A Jill of All Trades. A Master of None. Let's Talk Rejection.
Ok, so one of the main reasons I tend to shy away from posting anything that might be considered "negative" on the blog is because I would never want to come across as ungrateful or selfish. I also find myself feeling guilty anytime I start to dwell on my own problems, because I instantly think of all of the people in the world that have much larger problems than myself.
But let's face it, no one's life is a meadow full of unicorns and we are all going to get upset sometimes no matter how hard we try to push our problems behind others. Today is one of those days for me. And I wanted to write about this while it was fresh.
This Winter has been draining on the career/money front. I finally have a day job that I am in love with, and that allows me the time to make art and work freelance, which is what I wanted. But I work at a non-profit and my hourly is not much. My freelance has gone from slim to none as the Winter has drawn out and I find myself drained of almost every financial resource.
I've also been working like a maniac on new drawings and paintings, mostly because I've felt inspired to do so, but the influx in work has made me crave having my work shown in a more physical capacity. Today I dealt with yet another round of rejection.
I feel defeated.
I look around and see so many of my friends being so successful and with seemingly every resource and connection they could need and I'm sitting here with a million drawings in a room alone.
Sounds pitiful, I know, and it is.
But as the moments after rejection pass, and the tears start to subside, moments of clarity and questioning take place.
Why do I do art at all? Seems like a waste of time. I may not have enjoyed my desk jobs - I was downright miserable at times, but should I be struggling to pay for food every month, just to work on art that it seems no one will see in real life?
And then I realize that the rejection is making me take a harder look at why I do what I do, and that's not necessarily a bad thing. What is important? How in the world would my life be more fulfilling going back to a meaningless job, where I experience no real challenge or reward.
Rejection of your personal work is a personal thing. It is much more painful than being angry that
no-one made coffee at the office this morning, or that a pallet or packing material is going to be delayed. Those things are trivial in comparison to feelings of worthlessness.

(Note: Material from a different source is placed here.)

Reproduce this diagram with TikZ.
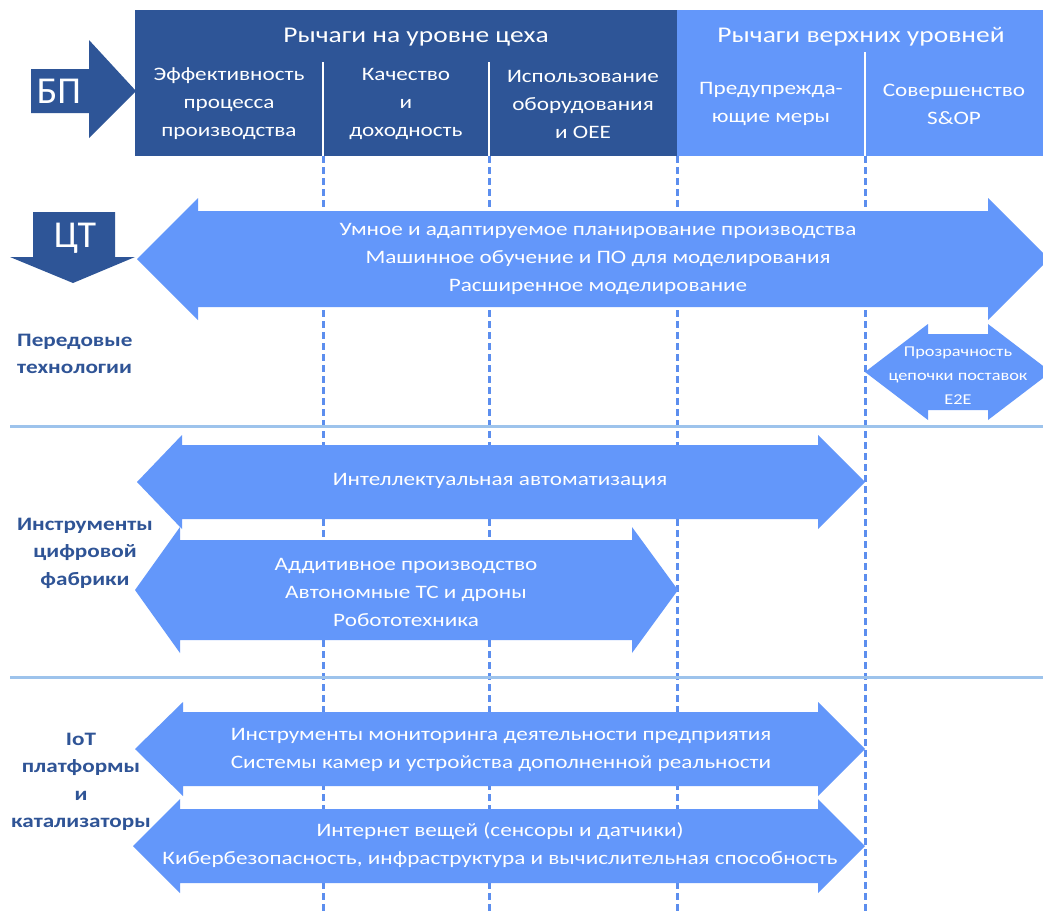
\documentclass[tikz,border=0pt]{standalone}
\usepackage{fontspec}
\setmainfont{Carlito}[FakeStretch=1.22]
\newfontfamily\plainfont{Carlito}
\definecolor{darkbl}{RGB}{46,85,151}
\definecolor{lightbl}{RGB}{99,151,250}
\definecolor{arrbl}{RGB}{99,151,250}
\definecolor{dashbl}{RGB}{92,142,238}
\definecolor{sepbl}{RGB}{157,195,236}
\definecolor{labbl}{RGB}{47,84,150}
\newcommand\dbarrow[7]{% left tip x, left back x, right back x, right tip x, yc, shaft half, head half
  \fill[arrbl] (#1,#5) -- (#2,#5-#7) -- (#2,#5-#6) -- (#3,#5-#6) -- (#3,#5-#7) -- (#4,#5)
    -- (#3,#5+#7) -- (#3,#5+#6) -- (#2,#5+#6) -- (#2,#5+#7) -- cycle;}
\begin{document}
\begin{tikzpicture}[x=1pt,y=-1pt,
  arrowtext/.style={text=white, align=center, inner sep=0pt, font=\fontsize{19}{28}\selectfont},
  smalltext/.style={text=white, align=center, inner sep=0pt, font=\fontsize{15}{24}\selectfont},
  coltext/.style={text=white, align=center, inner sep=0pt, font=\fontsize{19}{28}\selectfont},
  titletext/.style={text=white, inner sep=0pt, font=\fontsize{22.5}{26}\selectfont},
  bigtext/.style={text=white, inner sep=0pt, font=\plainfont\fontsize{38}{42}\selectfont},
  labeltext/.style={text=labbl, inner sep=0pt, font=\fontsize{19}{27.5}\selectfont\bfseries},
  dashline/.style={draw=dashbl, line width=3pt, dash pattern=on 7pt off 4pt},
  sepline/.style={draw=sepbl, line width=3pt},
  hdrline/.style={draw=white, line width=2pt}]
\useasboundingbox (0,0) rectangle (1043,913);
\fill[white] (0,0) rectangle (1043,913);

% header boxes
\fill[darkbl] (135,10) rectangle (677,156);
\fill[lightbl] (677,10) rectangle (1043,156);
\draw[hdrline] (323,62) -- (323,156);
\draw[hdrline] (489,62) -- (489,156);
\draw[hdrline] (865,52) -- (865,156);

% dashed column lines
\coordinate (d1a) at (323,156); \coordinate (d1b) at (323,913);
\coordinate (d2a) at (489,156); \coordinate (d2b) at (489,913);
\coordinate (d3a) at (677,156); \coordinate (d3b) at (677,913);
\coordinate (d4a) at (865,156); \coordinate (d4b) at (865,913);
\draw[dashline] (d1a) -- (d1b);
\draw[dashline] (d2a) -- (d2b);
\draw[dashline] (d3a) -- (d3b);
\draw[dashline] (d4a) -- (d4b);

% separators
\coordinate (s1a) at (10,426); \coordinate (s1b) at (1043,426);
\coordinate (s2a) at (10,677); \coordinate (s2b) at (1043,677);
\draw[sepline] (s1a) -- (s1b);
\draw[sepline] (s2a) -- (s2b);

% header texts
\node[titletext] (t1) at (416,37) {Рычаги на уровне цеха};
\node[titletext] (t2) at (861,37) {Рычаги верхних уровней};
\node[coltext] (c1) at (229,104) {Эффективность\\процесса\\производства};
\node[coltext] (c2) at (406,104) {Качество\\и\\доходность};
\node[coltext] (c3) at (583,104) {Использование\\оборудования\\и OEE};
\node[coltext] (c4) at (771,104) {Предупрежда-\\ющие меры};
\node[coltext] (c5) at (954,104) {Совершенство\\S\&OP};

% BP arrow
\fill[darkbl] (31,69) -- (89,69) -- (89,40) -- (136,91) -- (89,138) -- (89,113) -- (31,113) -- cycle;
\node[bigtext] (bp) at (59,91) {БП};

% CT arrow
\fill[darkbl] (33,212) -- (115,212) -- (115,257) -- (135,257) -- (73,283) -- (10,257) -- (33,257) -- cycle;
\node[bigtext] (ct) at (75,238) {ЦТ};

% left labels
\node[labeltext, anchor=west, align=left] (l1) at (17,354) {Передовые\\технологии};
\node[labeltext, align=center] (l2) at (85,553) {Инструменты\\цифровой\\фабрики};
\node[labeltext, align=center] (l3) at (81,782) {IoT\\платформы\\и\\катализаторы};

% arrows
\dbarrow{137}{198}{988}{1049}{259}{48}{61}
\dbarrow{865}{928}{988}{1051}{372}{38}{48}
\dbarrow{137}{182}{818}{865}{482}{37}{47}
\dbarrow{135}{180}{632}{678}{590}{50}{63}
\dbarrow{135}{183}{818}{865}{749}{37}{47}
\dbarrow{133}{180}{818}{865}{846}{37}{47}

% arrow texts
\node[arrowtext] (a1) at (598,259) {Умное и адаптируемое планирование производства\\Машинное обучение и ПО для моделирования\\Расширенное моделирование};
\node[smalltext] (a2) at (958,376) {Прозрачность\\цепочки поставок\\E2E};
\node[arrowtext] (a3) at (500,481) {Интеллектуальная автоматизация};
\node[arrowtext] (a4) at (406,592) {Аддитивное производство\\Автономные ТС и дроны\\Робототехника};
\node[arrowtext] (a5) at (501,750) {Инструменты мониторинга деятельности предприятия\\Системы камер и устройства дополненной реальности};
\node[arrowtext] (a6) at (500,845) {Интернет вещей (сенсоры и датчики)\\Кибербезопасность, инфраструктура и вычислительная способность};
\end{tikzpicture}
\end{document}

But then I suppose, all of this rejection makes the times when you get that letter/email that says "Congrats" instead of "We regret to inform you" that much sweeter. This is me trying to be optimistic again, and really, I'll most likely be curling up in a blanket of self-pity for at least a couple more hours, but at least the spark of hopefulness is there.
I'll leave you with a quote from Stephen King that I have always loved and is sitting on my lap today.
By the time I was fourteen … the nail in my wall would no longer support the weight of the rejection slips impaled upon it. I replaced the nail with a spike and kept on writing.